There are two different ways to define "an action of a group $G$ on a set $X$"; they turn out to be essentially equivalent:

  1. We say a group $G$ acts on a set $X$ if we have a function $\cdot\colon G\times X\to X$ (with $\cdot(g,x)$ usually denoted $g\cdot x$ or simply $gx$) such that:

    • $ex = x $ for all $x\in X$: and
    • $g(hx) = (gh)x$ for all $x\in X$, $g,h\in G$.
  2. We say a group $G$ acts on a set $X$ if there exists a group homomorphism $\varphi\colon G\to S_X$, where $S_X$ is the permutation group on $X$.
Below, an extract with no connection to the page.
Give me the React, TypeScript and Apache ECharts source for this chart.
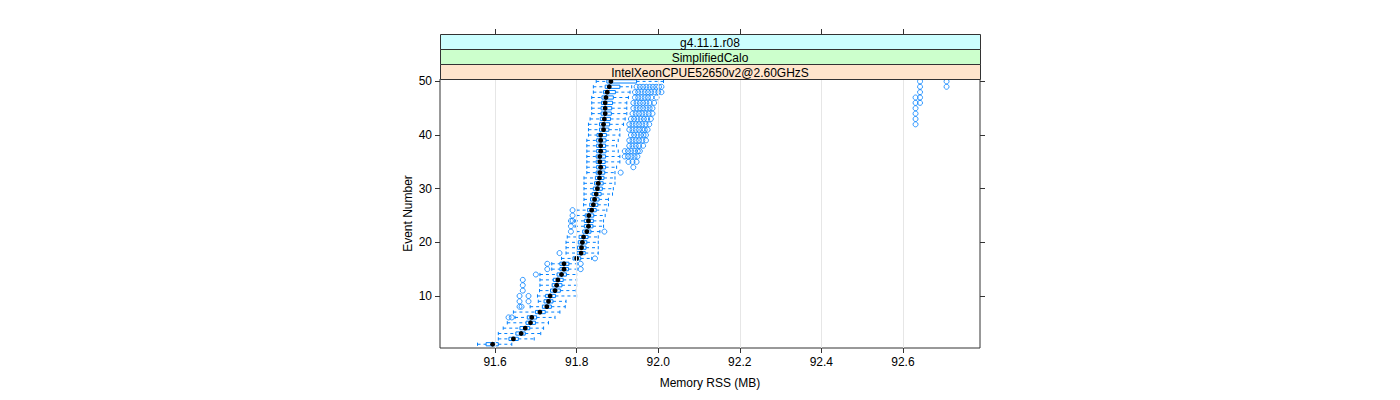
import React, { useEffect, useRef } from "react";
import * as echarts from "echarts";

const events = [
  1, 2, 3, 4, 5, 6, 7, 8, 9, 10, 11, 12, 13, 14, 15, 16, 17, 18, 19, 20, 21, 22, 23, 24, 25,
  26, 27, 28, 29, 30, 31, 32, 33, 34, 35, 36, 37, 38, 39, 40, 41, 42, 43, 44, 45, 46, 47, 48, 49, 50,
];
const whiskerLow = [
  91.557, 91.608, 91.608, 91.62, 91.63, 91.649, 91.645, 91.686, 91.706, 91.704,
  91.709, 91.71, 91.71, 91.71, 91.739, 91.739, 91.763, 91.774, 91.774, 91.774,
  91.777, 91.8, 91.796, 91.796, 91.8, 91.8, 91.817, 91.818, 91.818, 91.818,
  91.818, 91.818, 91.825, 91.825, 91.825, 91.825, 91.825, 91.825, 91.825, 91.829,
  91.829, 91.829, 91.833, 91.837, 91.837, 91.837, 91.837, 91.841, 91.841, 91.848,
];
const q1 = [
  91.578, 91.634, 91.651, 91.661, 91.676, 91.679, 91.699, 91.716, 91.72, 91.724,
  91.736, 91.74, 91.743, 91.752, 91.759, 91.759, 91.791, 91.801, 91.802, 91.804,
  91.806, 91.815, 91.819, 91.819, 91.821, 91.827, 91.832, 91.834, 91.838, 91.841,
  91.844, 91.846, 91.848, 91.849, 91.848, 91.848, 91.849, 91.849, 91.849, 91.85,
  91.856, 91.856, 91.858, 91.86, 91.86, 91.861, 91.862, 91.866, 91.87, 91.874,
];
const median = [
  91.594, 91.645, 91.664, 91.674, 91.687, 91.69, 91.71, 91.727, 91.731, 91.735,
  91.747, 91.751, 91.754, 91.763, 91.769, 91.769, 91.8, 91.811, 91.812, 91.814,
  91.817, 91.825, 91.829, 91.829, 91.83, 91.837, 91.841, 91.844, 91.848, 91.851,
  91.853, 91.856, 91.857, 91.859, 91.857, 91.857, 91.859, 91.859, 91.859, 91.859,
  91.866, 91.866, 91.868, 91.87, 91.87, 91.87, 91.872, 91.875, 91.88, 91.884,
];
const q3 = [
  91.608, 91.657, 91.674, 91.685, 91.699, 91.702, 91.723, 91.738, 91.742, 91.748,
  91.76, 91.764, 91.767, 91.775, 91.78, 91.781, 91.81, 91.821, 91.823, 91.825,
  91.828, 91.835, 91.84, 91.841, 91.842, 91.848, 91.852, 91.855, 91.86, 91.863,
  91.865, 91.867, 91.869, 91.871, 91.87, 91.871, 91.872, 91.871, 91.872, 91.873,
  91.879, 91.881, 91.883, 91.885, 91.886, 91.888, 91.89, 91.895, 91.906, 91.947,
];
const whiskerHigh = [
  91.641, 91.696, 91.712, 91.719, 91.731, 91.747, 91.759, 91.772, 91.774, 91.8,
  91.799, 91.8, 91.8, 91.8, 91.801, 91.801, 91.837, 91.853, 91.853, 91.853,
  91.853, 91.857, 91.866, 91.866, 91.87, 91.874, 91.878, 91.878, 91.888, 91.89,
  91.894, 91.894, 91.894, 91.898, 91.906, 91.906, 91.902, 91.898, 91.902, 91.906,
  91.906, 91.915, 91.919, 91.923, 91.923, 91.923, 91.927, 91.931, 91.935, 92.013,
];
// [event number, memory RSS]
const outliers: [number, number][] = [
  [6, 91.633], [6, 91.641],
  [8, 91.66], [8, 91.665],
  [9, 91.66], [9, 91.682],
  [10, 91.66], [10, 91.682],
  [11, 91.668], [12, 91.668], [13, 91.668], [14, 91.7],
  [15, 91.728], [15, 91.81], [16, 91.728], [16, 91.81],
  [17, 91.845], [18, 91.758],
  [22, 91.786], [22, 91.868], [23, 91.786], [24, 91.786], [24, 91.79],
  [25, 91.79], [26, 91.79],
  [33, 91.908], [34, 91.939],
  [35, 91.927], [35, 91.937], [35, 91.947],
  [36, 91.918], [36, 91.926], [36, 91.934], [36, 91.942], [36, 91.949],
  [37, 91.918], [37, 91.926], [37, 91.934], [37, 91.942], [37, 91.95], [37, 91.955],
  [38, 91.929], [38, 91.937], [38, 91.945], [38, 91.953], [38, 91.963],
  [39, 91.929], [39, 91.937], [39, 91.945], [39, 91.953], [39, 91.961], [39, 91.97],
  [40, 91.933], [40, 91.941], [40, 91.949], [40, 91.957], [40, 91.964], [40, 91.97],
  [41, 91.929], [41, 91.937], [41, 91.945], [41, 91.953], [41, 91.961], [41, 91.967], [41, 91.974],
  [42, 91.929], [42, 91.937], [42, 91.945], [42, 91.953], [42, 91.961], [42, 91.969], [42, 91.978], [42, 92.631],
  [43, 91.933], [43, 91.941], [43, 91.949], [43, 91.957], [43, 91.965], [43, 91.973], [43, 91.982], [43, 92.631],
  [44, 91.937], [44, 91.945], [44, 91.953], [44, 91.961], [44, 91.969], [44, 91.977], [44, 91.986], [44, 92.631],
  [45, 91.939], [45, 91.947], [45, 91.955], [45, 91.963], [45, 91.971], [45, 91.979], [45, 91.986], [45, 92.631],
  [46, 91.939], [46, 91.947], [46, 91.955], [46, 91.963], [46, 91.971], [46, 91.979], [46, 91.99], [46, 92.631], [46, 92.642],
  [47, 91.943], [47, 91.951], [47, 91.959], [47, 91.967], [47, 91.975], [47, 91.983], [47, 91.996], [47, 92.631], [47, 92.642],
  [48, 91.943], [48, 91.951], [48, 91.959], [48, 91.967], [48, 91.975], [48, 91.983], [48, 91.991], [48, 92.0], [48, 92.008], [48, 92.642],
  [49, 91.947], [49, 91.955], [49, 91.963], [49, 91.971], [49, 91.979], [49, 91.987], [49, 91.995], [49, 92.002], [49, 92.008], [49, 92.642], [49, 92.707],
  [50, 92.642], [50, 92.707],
];
const xTicks = [91.6, 91.8, 92.0, 92.2, 92.4, 92.6];
const yTicks = [10, 20, 30, 40, 50];
const stripLabels = ["g4.11.1.r08", "SimplifiedCalo", "IntelXeonCPUE52650v2@2.60GHzS"];
const stripColors = ["#ccffff", "#ccffcc", "#ffe5cc"];

const FONT = "'Liberation Sans', Arial, Helvetica, sans-serif";
const BLUE = "#0080ff";
const X_MIN = 91.465;
const X_MAX = 92.789;
const Y_MIN = 0.3;
const Y_MAX = 50.45;

export default function App() {
  const ref = useRef<HTMLDivElement>(null);
  useEffect(() => {
    document.body.style.margin = "0";
    if (!ref.current) return;
    const chart = echarts.init(ref.current, undefined, { renderer: "svg" });
    const gridLeft = 440;
    const gridTop = 79;
    const gridWidth = 540;
    const stripH = 15;
    const stripTop = gridTop - stripH * stripLabels.length;
    const graphics: any[] = [];
    stripLabels.forEach((lab, i) => {
      graphics.push({
        type: "rect",
        shape: { x: gridLeft + 0.5, y: stripTop + stripH * i + 0.5, width: gridWidth, height: stripH },
        style: { fill: stripColors[i], stroke: "#333", lineWidth: 1 },
        z: 10,
      });
      graphics.push({
        type: "text",
        x: gridLeft + gridWidth / 2,
        y: stripTop + stripH * i + stripH / 2 + 1,
        style: {
          text: lab,
          font: `12px ${FONT}`,
          fill: "#000",
          textAlign: "center",
          textVerticalAlign: "middle",
        },
        z: 11,
      });
    });

    const boxData = events.map((e, i) => [e, whiskerLow[i], q1[i], median[i], q3[i], whiskerHigh[i]]);

    chart.setOption({
      animation: false,
      backgroundColor: "#fff",
      grid: {
        left: gridLeft,
        top: gridTop,
        width: gridWidth,
        height: 269,
        show: true,
        borderColor: "#333",
        borderWidth: 1,
        backgroundColor: "transparent",
      },
      xAxis: [
        {
          type: "value",
          min: X_MIN,
          max: X_MAX,
          position: "bottom",
          axisLine: { show: false },
          splitLine: { show: false },
          axisTick: { show: true, customValues: xTicks, length: 5, lineStyle: { color: "#333" } },
          axisLabel: {
            customValues: xTicks,
            formatter: (v: number) => v.toFixed(1),
            fontSize: 12,
            fontFamily: FONT,
            color: "#000",
            margin: 8,
          },
          name: "Memory RSS (MB)",
          nameLocation: "middle",
          nameGap: 29,
          nameTextStyle: { fontSize: 12, fontFamily: FONT, color: "#000" },
        },
        {
          type: "value",
          min: X_MIN,
          max: X_MAX,
          position: "top",
          offset: stripH * stripLabels.length,
          axisLine: { show: false },
          splitLine: { show: false },
          axisTick: { show: true, customValues: xTicks, length: 5, lineStyle: { color: "#333" } },
          axisLabel: { show: false },
        },
      ],
      yAxis: [
        {
          type: "value",
          min: Y_MIN,
          max: Y_MAX,
          position: "left",
          axisLine: { show: false },
          splitLine: { show: false },
          axisTick: { show: true, customValues: yTicks, length: 5, lineStyle: { color: "#333" } },
          axisLabel: {
            customValues: yTicks,
            fontSize: 12,
            fontFamily: FONT,
            color: "#000",
            margin: 8,
          },
          name: "Event Number",
          nameLocation: "middle",
          nameGap: 26,
          nameRotate: 90,
          nameTextStyle: { fontSize: 12, fontFamily: FONT, color: "#000" },
        },
        {
          type: "value",
          min: Y_MIN,
          max: Y_MAX,
          position: "right",
          axisLine: { show: false },
          splitLine: { show: false },
          axisTick: { show: true, customValues: yTicks, length: 5, lineStyle: { color: "#333" } },
          axisLabel: { show: false },
        },
      ],
      graphic: graphics,
      series: [
        {
          type: "scatter",
          name: "grid",
          data: [],
          z: 1,
          silent: true,
          markLine: {
            silent: true,
            symbol: "none",
            label: { show: false },
            lineStyle: { color: "#e6e6e6", type: "solid", width: 1 },
            data: xTicks.map((v) => ({ xAxis: v })),
          },
        },
        {
          type: "custom",
          name: "box",
          z: 2,
          data: boxData,
          encode: { x: [1, 2, 3, 4, 5], y: 0 },
          renderItem: (params: any, api: any) => {
            const ev = api.value(0);
            const lo = api.coord([api.value(1), ev]);
            const b1 = api.coord([api.value(2), ev]);
            const md = api.coord([api.value(3), ev]);
            const b3 = api.coord([api.value(4), ev]);
            const hi = api.coord([api.value(5), ev]);
            const unit = api.size([0, 1])[1];
            const hh = unit * 0.3;
            const y = md[1];
            return {
              type: "group",
              children: [
                { type: "line", shape: { x1: lo[0], y1: y, x2: b1[0], y2: y }, style: { stroke: BLUE, lineWidth: 1, lineDash: [3, 3] } },
                { type: "line", shape: { x1: b3[0], y1: y, x2: hi[0], y2: y }, style: { stroke: BLUE, lineWidth: 1, lineDash: [3, 3] } },
                { type: "line", shape: { x1: lo[0], y1: y - hh, x2: lo[0], y2: y + hh }, style: { stroke: BLUE, lineWidth: 1 } },
                { type: "line", shape: { x1: hi[0], y1: y - hh, x2: hi[0], y2: y + hh }, style: { stroke: BLUE, lineWidth: 1 } },
                { type: "rect", shape: { x: b1[0], y: y - hh, width: b3[0] - b1[0], height: 2 * hh }, style: { fill: "none", stroke: BLUE, lineWidth: 1 } },
                { type: "circle", shape: { cx: md[0], cy: y, r: 2.4 }, style: { fill: "#000" } },
              ],
            };
          },
        },
        {
          type: "scatter",
          name: "outliers",
          z: 3,
          data: outliers.map(([e, v]) => [v, e]),
          symbol: "circle",
          symbolSize: 5,
          itemStyle: { color: "rgba(0,0,0,0)", borderColor: BLUE, borderWidth: 1 },
        },
      ],
    });
    return () => chart.dispose();
  }, []);
  return <div ref={ref} style={{ width: 1400, height: 400 }} />;
}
The two definitions are equivalent, because given an action in the second sense, we can define a homomorphism by letting $\varphi(g)(x) = gx$; and given a homomorphism $\varphi\colon G\to S_X$, we can define an action as in the first sense by letting $g\cdot x= \varphi(g)(x)$.
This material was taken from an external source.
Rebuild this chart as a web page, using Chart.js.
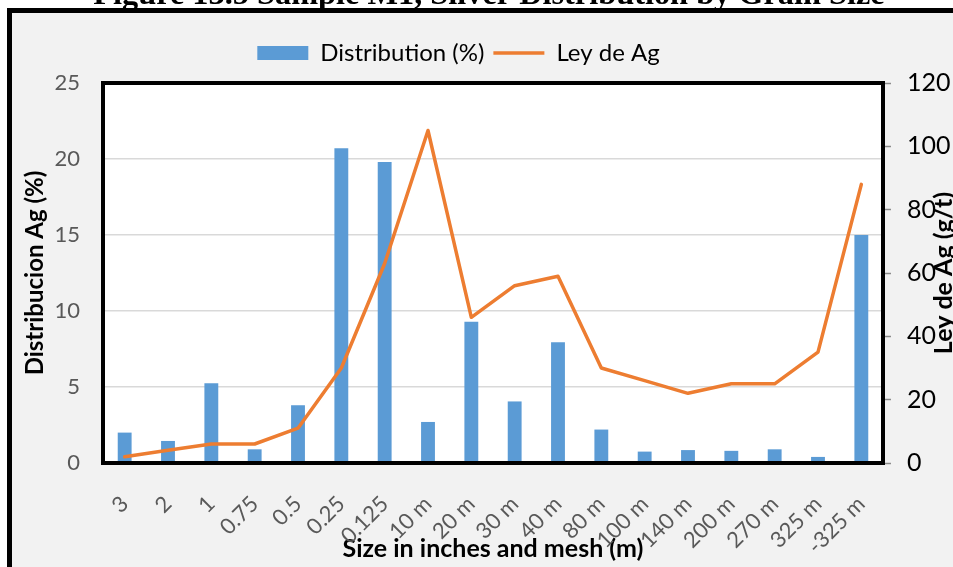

Using the first definition, we have a way in which $G$ acts on $X$, and it satisfies We know that $ex=x$ and $g(hx) = (gh)x$ for all $x\in X$ and $g,h\in G$. And we also have an action on $Y$ that satisfies $ey = y$ and $g(hy) = (gh)y$ for all $g,h\in G$, $y\in Y$.

To verify the defined function is an action on $X\times Y$, let $e$ be the identity and let $(x,y)\in X\times Y$. Then $\begin{align*} e(x,y) &= (ex,ey) &&\text{(by definition of the action)}\\ &= (x,y) &&\text{(since }G\text{ acts on }X\text{ and on }Y\text{)}. \end{align*}$ And if $(x,y)\in X\times Y$ and $g,h\in G$, then $\begin{align*} g(h(x,y)) &= g(hx,hy) &&\text{(by definition of the action)}\\ &= \Bigl(g(hx),g(hy)\Bigr) &&\text{(by definition of the action)}\\ &= \Bigl( (gh)x, (gh)y\Bigr) &&\text{(since }G\text{ acts on }X\text{ and on }Y\text{)}\\ &= (gh)\Bigl(x,y\Bigr) &&\text{(by definition of the action)} \end{align*}$ So $G$ acts on $X\times Y$ under the given definition.
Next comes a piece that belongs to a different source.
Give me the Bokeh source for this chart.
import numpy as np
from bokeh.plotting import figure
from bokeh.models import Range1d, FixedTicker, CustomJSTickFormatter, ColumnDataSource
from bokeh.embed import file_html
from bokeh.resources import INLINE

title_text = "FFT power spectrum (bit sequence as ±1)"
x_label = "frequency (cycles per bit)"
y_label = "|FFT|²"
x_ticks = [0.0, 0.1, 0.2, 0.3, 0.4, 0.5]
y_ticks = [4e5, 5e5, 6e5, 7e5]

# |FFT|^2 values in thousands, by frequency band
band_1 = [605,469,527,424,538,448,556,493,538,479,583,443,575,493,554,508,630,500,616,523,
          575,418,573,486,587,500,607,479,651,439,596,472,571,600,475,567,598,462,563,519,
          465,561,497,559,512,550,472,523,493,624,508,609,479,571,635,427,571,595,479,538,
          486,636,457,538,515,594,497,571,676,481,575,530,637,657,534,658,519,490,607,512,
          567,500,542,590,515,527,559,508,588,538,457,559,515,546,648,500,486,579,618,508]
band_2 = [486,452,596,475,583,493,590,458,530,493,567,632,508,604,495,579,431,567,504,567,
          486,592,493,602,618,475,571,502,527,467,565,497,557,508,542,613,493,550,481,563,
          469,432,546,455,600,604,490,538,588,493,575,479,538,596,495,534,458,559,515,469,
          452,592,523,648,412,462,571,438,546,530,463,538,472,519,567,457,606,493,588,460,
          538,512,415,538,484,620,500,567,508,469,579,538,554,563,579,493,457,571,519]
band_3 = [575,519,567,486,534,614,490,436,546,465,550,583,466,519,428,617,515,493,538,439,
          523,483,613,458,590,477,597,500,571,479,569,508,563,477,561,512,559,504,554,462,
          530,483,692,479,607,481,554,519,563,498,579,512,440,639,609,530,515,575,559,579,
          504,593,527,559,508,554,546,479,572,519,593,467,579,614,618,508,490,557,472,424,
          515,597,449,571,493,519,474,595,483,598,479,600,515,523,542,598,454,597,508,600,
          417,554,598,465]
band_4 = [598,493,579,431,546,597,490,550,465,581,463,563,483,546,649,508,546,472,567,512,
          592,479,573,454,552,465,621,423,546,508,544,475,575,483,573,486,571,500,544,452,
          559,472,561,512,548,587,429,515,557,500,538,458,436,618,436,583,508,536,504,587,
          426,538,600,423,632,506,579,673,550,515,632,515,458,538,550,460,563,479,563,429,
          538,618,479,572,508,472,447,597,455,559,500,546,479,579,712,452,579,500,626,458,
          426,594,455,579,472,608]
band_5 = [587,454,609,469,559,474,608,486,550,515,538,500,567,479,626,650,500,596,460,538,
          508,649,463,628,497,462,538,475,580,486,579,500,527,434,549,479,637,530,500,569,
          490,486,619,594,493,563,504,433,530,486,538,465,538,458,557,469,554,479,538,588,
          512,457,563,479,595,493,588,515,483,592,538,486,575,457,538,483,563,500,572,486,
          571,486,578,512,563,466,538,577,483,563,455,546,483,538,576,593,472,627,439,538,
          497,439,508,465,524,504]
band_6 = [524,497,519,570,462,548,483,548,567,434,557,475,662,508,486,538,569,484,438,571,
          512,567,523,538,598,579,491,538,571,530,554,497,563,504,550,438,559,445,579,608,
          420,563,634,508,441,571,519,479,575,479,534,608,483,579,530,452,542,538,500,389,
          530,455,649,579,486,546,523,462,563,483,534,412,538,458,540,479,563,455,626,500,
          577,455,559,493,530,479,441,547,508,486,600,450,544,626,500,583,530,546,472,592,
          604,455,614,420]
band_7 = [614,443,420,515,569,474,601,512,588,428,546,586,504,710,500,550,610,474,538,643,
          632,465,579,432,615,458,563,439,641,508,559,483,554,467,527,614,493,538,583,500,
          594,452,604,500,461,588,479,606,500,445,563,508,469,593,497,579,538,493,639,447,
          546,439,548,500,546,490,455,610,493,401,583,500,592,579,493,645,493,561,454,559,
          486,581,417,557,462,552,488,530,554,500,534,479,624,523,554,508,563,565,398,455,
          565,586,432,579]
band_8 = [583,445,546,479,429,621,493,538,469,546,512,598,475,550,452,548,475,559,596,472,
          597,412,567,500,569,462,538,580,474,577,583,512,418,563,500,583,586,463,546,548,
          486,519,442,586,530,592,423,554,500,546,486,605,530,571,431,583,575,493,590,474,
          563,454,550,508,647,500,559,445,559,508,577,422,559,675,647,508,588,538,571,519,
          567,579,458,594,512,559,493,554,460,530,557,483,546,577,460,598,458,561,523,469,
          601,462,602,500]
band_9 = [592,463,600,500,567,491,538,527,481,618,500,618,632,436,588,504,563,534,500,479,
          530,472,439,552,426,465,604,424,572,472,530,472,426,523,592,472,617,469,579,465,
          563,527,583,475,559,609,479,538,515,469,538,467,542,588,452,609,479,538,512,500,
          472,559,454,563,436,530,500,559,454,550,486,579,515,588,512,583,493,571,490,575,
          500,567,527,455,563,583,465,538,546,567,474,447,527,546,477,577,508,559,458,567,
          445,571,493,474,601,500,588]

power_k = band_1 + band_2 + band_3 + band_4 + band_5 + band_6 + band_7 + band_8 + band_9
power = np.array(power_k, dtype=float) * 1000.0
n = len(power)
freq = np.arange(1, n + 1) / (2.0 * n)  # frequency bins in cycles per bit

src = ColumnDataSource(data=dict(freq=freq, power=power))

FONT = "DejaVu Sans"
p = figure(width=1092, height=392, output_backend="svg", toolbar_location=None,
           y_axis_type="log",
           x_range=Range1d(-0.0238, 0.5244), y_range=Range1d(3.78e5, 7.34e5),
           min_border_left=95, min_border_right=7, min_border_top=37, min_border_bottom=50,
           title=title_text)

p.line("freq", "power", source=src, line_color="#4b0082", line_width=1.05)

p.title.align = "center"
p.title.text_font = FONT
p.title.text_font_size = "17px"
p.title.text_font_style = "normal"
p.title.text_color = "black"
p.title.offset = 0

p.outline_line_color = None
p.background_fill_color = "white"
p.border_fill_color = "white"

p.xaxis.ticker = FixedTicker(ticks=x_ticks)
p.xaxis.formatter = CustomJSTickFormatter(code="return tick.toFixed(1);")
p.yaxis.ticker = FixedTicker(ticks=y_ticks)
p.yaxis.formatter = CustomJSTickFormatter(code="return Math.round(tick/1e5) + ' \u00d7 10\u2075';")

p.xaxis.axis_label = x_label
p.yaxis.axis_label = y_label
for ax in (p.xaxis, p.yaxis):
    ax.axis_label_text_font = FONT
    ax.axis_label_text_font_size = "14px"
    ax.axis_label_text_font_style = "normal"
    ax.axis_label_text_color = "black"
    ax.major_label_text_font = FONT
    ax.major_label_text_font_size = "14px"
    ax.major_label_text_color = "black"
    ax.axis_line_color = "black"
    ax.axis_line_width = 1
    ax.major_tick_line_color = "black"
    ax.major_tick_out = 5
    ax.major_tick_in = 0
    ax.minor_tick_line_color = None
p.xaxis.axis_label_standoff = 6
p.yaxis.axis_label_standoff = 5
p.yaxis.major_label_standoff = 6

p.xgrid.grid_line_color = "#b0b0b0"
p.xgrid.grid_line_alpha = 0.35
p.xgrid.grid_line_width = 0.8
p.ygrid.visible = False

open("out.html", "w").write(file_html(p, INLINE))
To use the second definition, note that there is a natural homomorphism $S_X\times S_Y$ to $S_{X\times Y}$: given $(\sigma,\tau)\in S_X\times S_Y$, we let $(\sigma,\tau)(x,y) = (\sigma(x),\tau(y))$. Verifying that this is an element of $S_{X\times Y}$ follows by noting that $(\sigma^{-1},\tau^{-1})$ is a two-sided inverse. Verifying that this map is a group homomorphism amounts to the same verification as done above for the second property of an action. So we have $\varphi\colon G\to S_X$, and $\psi\colon G\to S_Y$. These two maps automatically give us a homomorphism $\varphi\times\psi\colon G\to S_X\times S_Y$, and composing with the embedding $S_X\times S_Y\hookrightarrow S_{X\times Y}$ we get a homomorphism $G\to S_{X\times Y}$; if you trace the functions, you will find the action this homomorphism defines is precisely $g(x,y) = (gx,gy)$.